» Task: Extract, exactly as written, each line from the start of the records below to the line containing "0.060, 0.030, 0]", both ends included; drop the pictures.

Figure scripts
'''

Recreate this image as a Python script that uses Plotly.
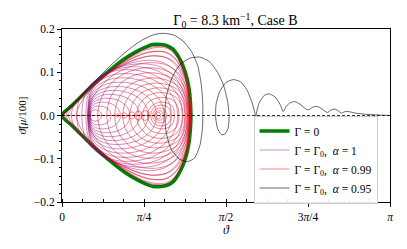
import numpy as np
import plotly.graph_objects as go

# ---------------- data ----------------
# Gamma = 0 orbit, upper half (lower half is its mirror image)
green_theta = [0, 0.1, 0.2, 0.3, 0.4, 0.5, 0.6, 0.7, 0.8, 0.87, 0.95, 1.0, 1.06, 1.11, 1.16, 1.195, 1.218, 1.23, 1.235]
green_rate = [0, 0.024, 0.048, 0.071, 0.093, 0.113, 0.131, 0.146, 0.158, 0.164, 0.164, 0.162, 0.154, 0.138, 0.114, 0.088, 0.060, 0.030, 0]

# loop shape profiles (fraction of loop width -> fraction of loop height)
profile_u = [0, 0.02, 0.05, 0.1, 0.2, 0.3, 0.4, 0.5, 0.6, 0.7, 0.8, 0.88, 0.94, 0.98, 1.0]
profile_tear = [0, 0.036, 0.09, 0.18, 0.36, 0.53, 0.68, 0.81, 0.92, 0.985, 0.99, 0.89, 0.69, 0.43, 0]
profile_d = [0, 0.45, 0.62, 0.77, 0.91, 0.98, 1.0, 0.99, 0.95, 0.88, 0.76, 0.62, 0.46, 0.27, 0]
profile_round = [0, 0.28, 0.44, 0.6, 0.8, 0.91, 0.97, 1.0, 0.99, 0.95, 0.87, 0.76, 0.6, 0.4, 0]

# Gamma = Gamma0, alpha = 1 : loops (left end, right end, height, teardrop share)
mag_left = [0.000, 0.040, 0.090, 0.140, 0.190, 0.228,
            0.245, 0.248, 0.251, 0.254, 0.257, 0.260, 0.263, 0.266, 0.269, 0.272, 0.275]
mag_right = [1.233, 1.228, 1.221, 1.213, 1.202, 1.185,
             1.160, 1.110, 1.050, 0.980, 0.905, 0.825, 0.740, 0.650, 0.560, 0.470, 0.380]
mag_height = [0.161, 0.153, 0.145, 0.136, 0.127, 0.117,
              0.106, 0.097, 0.087, 0.077, 0.067, 0.058, 0.049, 0.040, 0.031, 0.022, 0.013]
mag_tear = [1.0, 0.85, 0.7, 0.5, 0.3, 0.15,
            0, 0, 0, 0, 0, 0, 0, 0, 0, 0, 0]

# Gamma = Gamma0, alpha = 0.99 : loops
red_left = [0.002, 0.060, 0.140, 0.246, 0.342, 0.429, 0.505, 0.582, 0.649, 0.716,
            0.774, 0.822, 0.850, 0.870, 0.885, 0.895,
            0.515, 0.572, 0.639, 0.697, 0.755]
red_right = [1.234, 1.232, 1.228, 1.221, 1.216, 1.210, 1.203, 1.192, 1.176, 1.152,
             1.120, 1.076, 1.040, 1.000, 0.970, 0.945,
             0.544, 0.620, 0.697, 0.764, 0.832]
red_height = [0.158, 0.151, 0.142, 0.126, 0.112, 0.099, 0.087, 0.075, 0.064, 0.053,
              0.042, 0.031, 0.024, 0.017, 0.011, 0.007,
              0.004, 0.006, 0.008, 0.010, 0.011]
red_tear = [1.0, 0.8, 0.55, 0.3, 0.1] + [0] * 16
red_axis_theta = [0, 0.86]
red_axis_rate = [0, 0]

# Gamma = Gamma0, alpha = 0.95 : single trajectory
black_theta = [0, 0.15, 0.3, 0.45, 0.6, 0.75, 0.88, 0.97, 1.07, 1.16, 1.24, 1.3, 1.335, 1.349,
               1.345, 1.32, 1.27, 1.2, 1.12, 1.04, 0.995, 0.985, 1.0, 1.05, 1.13, 1.23, 1.32,
               1.41, 1.49, 1.55, 1.588, 1.601, 1.59, 1.56, 1.525, 1.49, 1.472, 1.475, 1.51,
               1.57, 1.64, 1.71, 1.77, 1.82, 1.848, 1.855, 1.862, 1.89, 1.94, 1.985, 2.04,
               2.09, 2.119, 2.15, 2.19, 2.23, 2.28, 2.33, 2.358, 2.4, 2.445, 2.49, 2.541,
               2.58, 2.614, 2.65, 2.678, 2.71, 2.741, 2.8, 2.9, 3.0, 3.1416]
black_rate = [0, 0.036, 0.075, 0.112, 0.145, 0.172, 0.187, 0.19, 0.186, 0.172, 0.148, 0.115, 0.07, 0.02,
              -0.03, -0.07, -0.098, -0.107, -0.1, -0.075, -0.035, 0.005, 0.045, 0.085, 0.118, 0.133, 0.135,
              0.125, 0.1, 0.068, 0.03, -0.005, -0.03, -0.043, -0.044, -0.03, -0.005, 0.025, 0.055,
              0.076, 0.083, 0.078, 0.06, 0.03, 0.005, -0.012, 0.005, 0.03, 0.047, 0.05, 0.043,
              0.025, 0.009, 0.022, 0.03, 0.032, 0.026, 0.016, 0.013, 0.019, 0.021, 0.015, 0.007,
              0.013, 0.015, 0.01, 0.0056, 0.009, 0.0093, 0.006, 0.003, 0.0015, 0]

zero_theta = [0, np.pi]
zero_rate = [0, 0]

x_tick_vals = [0, np.pi / 4, np.pi / 2, 3 * np.pi / 4, np.pi]
x_tick_text = ["0", "<i>π</i>/4", "<i>π</i>/2", "3<i>π</i>/4", "<i>π</i>"]
y_tick_vals = [-0.2, -0.1, 0.0, 0.1, 0.2]
y_tick_text = ["−0.2", "−0.1", "0.0", "0.1", "0.2"]

# ---------------- figure ----------------
SERIF = "Liberation Serif"
fig = go.Figure()

gx = list(green_theta) + list(green_theta[::-1])
gy = list(green_rate) + [-v for v in green_rate[::-1]]
fig.add_trace(go.Scatter(x=gx, y=gy, mode="lines", name="Γ = 0",
                         line=dict(color="#008000", width=3.6, shape="spline", smoothing=0.8)))

pu = np.array(profile_u)


def loop_xy(left, right, height, tear, base):
    prof = tear * np.array(profile_tear) + (1 - tear) * np.array(base)
    xs = left + (right - left) * pu
    ys = height * prof
    return (list(xs) + list(xs[::-1])), (list(ys) + list(-ys[::-1]))


for i in range(len(mag_left)):
    x, y = loop_xy(mag_left[i], mag_right[i], mag_height[i], mag_tear[i], profile_d)
    fig.add_trace(go.Scatter(x=x, y=y, mode="lines", name="Γ = Γ<sub>0</sub>,  <i>α</i> = 1",
                             legendgroup="m", showlegend=(i == 0),
                             line=dict(color="rgba(128,0,128,0.55)", width=0.8, shape="spline", smoothing=1)))

fig.add_trace(go.Scatter(x=red_axis_theta, y=red_axis_rate, mode="lines", showlegend=False,
                         legendgroup="r", line=dict(color="rgba(255,0,0,0.65)", width=0.8)))
for i in range(len(red_left)):
    x, y = loop_xy(red_left[i], red_right[i], red_height[i], red_tear[i], profile_round)
    fig.add_trace(go.Scatter(x=x, y=y, mode="lines", name="Γ = Γ<sub>0</sub>,  <i>α</i> = 0.99",
                             legendgroup="r", showlegend=(i == 0),
                             line=dict(color="rgba(255,0,0,0.62)", width=0.8, shape="spline", smoothing=1)))

fig.add_trace(go.Scatter(x=black_theta, y=black_rate, mode="lines", name="Γ = Γ<sub>0</sub>,  <i>α</i> = 0.95",
                         line=dict(color="rgba(0,0,0,0.75)", width=0.8, shape="spline", smoothing=0.6)))

fig.add_trace(go.Scatter(x=zero_theta, y=zero_rate, mode="lines", showlegend=False,
                         line=dict(color="black", width=0.8, dash="3px,2px")))

# the page body adds an 8 px offset, so the figure is 8 px smaller with 8 px less margin
fig.update_layout(
    width=399, height=241,
    margin=dict(l=54, r=17, t=21, b=47, autoexpand=False),
    paper_bgcolor="white", plot_bgcolor="white",
    font=dict(family=SERIF, size=11, color="black"),
    title=dict(text="Γ<sub>0</sub> = 8.3 km<sup>−1</sup>, Case B", x=0.57, xanchor="center",
               y=0.948, yanchor="middle", font=dict(family=SERIF, size=14)),
    showlegend=True,
    legend=dict(x=0.962, xanchor="right", y=0.5, yanchor="top",
                bgcolor="rgba(255,255,255,0.9)", bordercolor="#cccccc", borderwidth=1,
                font=dict(family=SERIF, size=11.5), itemwidth=30, tracegroupgap=0),
)
fig.update_xaxes(range=[0, np.pi], tickvals=x_tick_vals, ticktext=x_tick_text, automargin=False,
                 showgrid=False, zeroline=False, showline=True, linecolor="black", linewidth=1,
                 mirror=True, ticks="outside", ticklen=4, tickcolor="black", tickfont=dict(size=11.5),
                 minor=dict(dtick=np.pi / 16, tick0=0, ticks="inside", ticklen=3, tickcolor="black"),
                 title=dict(text="<i>ϑ</i>", standoff=2, font=dict(size=12)))
fig.update_yaxes(range=[-0.2, 0.2], tickvals=y_tick_vals, ticktext=y_tick_text, automargin=False,
                 showgrid=False, zeroline=False, showline=True, linecolor="black", linewidth=1,
                 mirror=True, ticks="outside", ticklen=4, tickcolor="black", tickfont=dict(size=11.5),
                 minor=dict(dtick=0.02, tick0=0, ticks="outside", ticklen=2.5, tickcolor="black"),
                 title=dict(text="<i>ϑ̇</i>[<i>μ</i>/100]", standoff=4, font=dict(size=11)))

fig.write_html("out.html")
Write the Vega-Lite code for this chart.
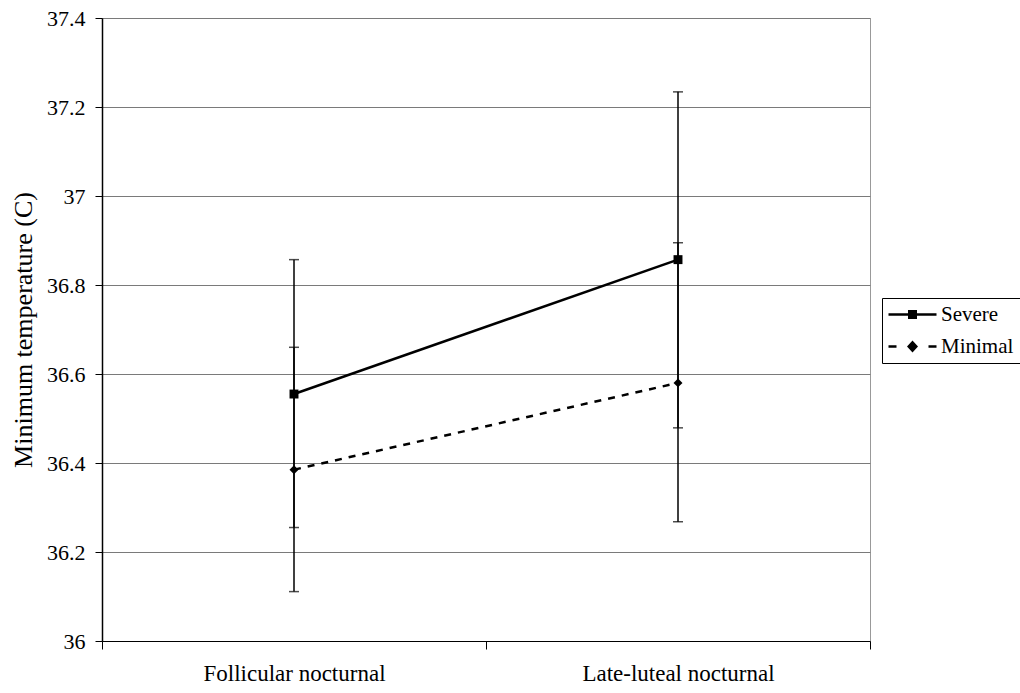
{
  "$schema": "https://vega.github.io/schema/vega-lite/v6.json",
  "width": 768,
  "height": 623,
  "autosize": "none",
  "padding": {"left": 102, "top": 18, "right": 150, "bottom": 52},
  "background": "white",
  "config": {
    "font": "Times New Roman, Liberation Serif, serif",
    "axis": {"labelFont": "Times New Roman, Liberation Serif, serif", "titleFont": "Times New Roman, Liberation Serif, serif"},
    "legend": {"labelFont": "Times New Roman, Liberation Serif, serif"},
    "style": {"guide-label": {"font": "Times New Roman, Liberation Serif, serif"}, "guide-title": {"font": "Times New Roman, Liberation Serif, serif"}},
    "view": {"stroke": "#999999", "strokeWidth": 1}
  },
  "data": {
    "values": [
      {"phase": "Follicular nocturnal", "series": "Severe", "mean": 36.555, "lo": 36.255, "hi": 36.857},
      {"phase": "Late-luteal nocturnal", "series": "Severe", "mean": 36.857, "lo": 36.479, "hi": 37.234},
      {"phase": "Follicular nocturnal", "series": "Minimal", "mean": 36.385, "lo": 36.111, "hi": 36.66},
      {"phase": "Late-luteal nocturnal", "series": "Minimal", "mean": 36.58, "lo": 36.268, "hi": 36.895}
    ]
  },
  "resolve": {"scale": {"shape": "independent"}, "legend": {"shape": "independent"}},
  "encoding": {
    "x": {
      "field": "phase",
      "type": "nominal",
      "sort": ["Follicular nocturnal", "Late-luteal nocturnal"],
      "scale": {"type": "band", "paddingInner": 0, "paddingOuter": 0},
      "axis": {
        "title": null,
        "labelAngle": 0,
        "labelLimit": 0,
        "labelFont": "Times New Roman, Liberation Serif, serif",
        "labelFontSize": 23,
        "labelColor": "black",
        "labelPadding": 13,
        "tickBand": "extent",
        "tickSize": 8,
        "tickColor": "black",
        "domainColor": "black",
        "domainWidth": 1.2,
        "grid": false
      }
    }
  },
  "layer": [
    {
      "mark": {"type": "rule", "color": "black", "strokeWidth": 1.5},
      "encoding": {
        "y": {
          "field": "lo",
          "type": "quantitative",
          "scale": {"domain": [36, 37.4], "nice": false, "zero": false},
          "axis": {
            "title": "Minimum temperature (C)",
            "titleFont": "Times New Roman, Liberation Serif, serif",
            "titleFontSize": 26,
            "titleFontWeight": "normal",
            "titleColor": "black",
            "titlePadding": 10,
            "values": [36, 36.2, 36.4, 36.6, 36.8, 37, 37.2, 37.4],
            "format": "~g",
            "labelFont": "Times New Roman, Liberation Serif, serif",
            "labelFontSize": 22,
            "labelColor": "black",
            "labelPadding": 10,
            "tickSize": 7,
            "tickColor": "black",
            "domainColor": "black",
            "domainWidth": 1.5,
            "grid": true,
            "gridColor": "#7a7a7a",
            "gridWidth": 1
          }
        },
        "y2": {"field": "hi"}
      }
    },
    {
      "mark": {"type": "tick", "color": "black", "size": 10, "thickness": 1.5},
      "encoding": {"y": {"field": "lo", "type": "quantitative"}}
    },
    {
      "mark": {"type": "tick", "color": "black", "size": 10, "thickness": 1.5},
      "encoding": {"y": {"field": "hi", "type": "quantitative"}}
    },
    {
      "transform": [{"filter": "datum.series === 'Severe'"}],
      "mark": {"type": "line", "color": "black", "strokeWidth": 2.5},
      "encoding": {"y": {"field": "mean", "type": "quantitative"}}
    },
    {
      "transform": [{"filter": "datum.series === 'Minimal'"}],
      "mark": {"type": "line", "color": "black", "strokeWidth": 2.5, "strokeDash": [7, 7]},
      "encoding": {"y": {"field": "mean", "type": "quantitative"}}
    },
    {
      "mark": {"type": "point", "filled": true, "color": "black", "size": 80, "opacity": 1},
      "encoding": {
        "y": {"field": "mean", "type": "quantitative"},
        "shape": {
          "field": "series",
          "type": "nominal",
          "scale": {"domain": ["Severe", "Minimal"], "range": ["square", "diamond"]},
          "legend": null
        }
      }
    },
    {
      "mark": {"type": "point", "filled": true, "color": "black", "size": 400, "opacity": 0},
      "encoding": {
        "y": {"field": "mean", "type": "quantitative"},
        "shape": {
          "field": "series",
          "type": "nominal",
          "scale": {
            "domain": ["Severe", "Minimal"],
            "range": [
              "M-1,-0.13H3.8V0.13H-1ZM0.95,-0.45H1.85V0.45H0.95Z",
              "M-1,-0.13H-0.2V0.13H-1ZM3.0,-0.13H3.8V0.13H3.0ZM1.4,-0.6L1.95,0L1.4,0.6L0.85,0Z"
            ]
          },
          "legend": {
            "title": null,
            "orient": "none",
            "legendX": 780,
            "legendY": 280,
            "padding": 6,
            "strokeColor": "black",
            "fillColor": "white",
            "labelFont": "Times New Roman, Liberation Serif, serif",
            "labelFontSize": 21,
            "labelColor": "black",
            "labelOffset": 32,
            "rowPadding": 10,
            "symbolSize": 400,
            "symbolStrokeWidth": 0,
            "symbolFillColor": "black",
            "symbolOpacity": 1
          }
        }
      }
    }
  ]
}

'''

» Solution to this exercise:
Recreate this image as a Python script that uses Plotly.
import numpy as np
import plotly.graph_objects as go

# ---------------- data ----------------
# Gamma = 0 orbit, upper half (lower half is its mirror image)
green_theta = [0, 0.1, 0.2, 0.3, 0.4, 0.5, 0.6, 0.7, 0.8, 0.87, 0.95, 1.0, 1.06, 1.11, 1.16, 1.195, 1.218, 1.23, 1.235]
green_rate = [0, 0.024, 0.048, 0.071, 0.093, 0.113, 0.131, 0.146, 0.158, 0.164, 0.164, 0.162, 0.154, 0.138, 0.114, 0.088, 0.060, 0.030, 0]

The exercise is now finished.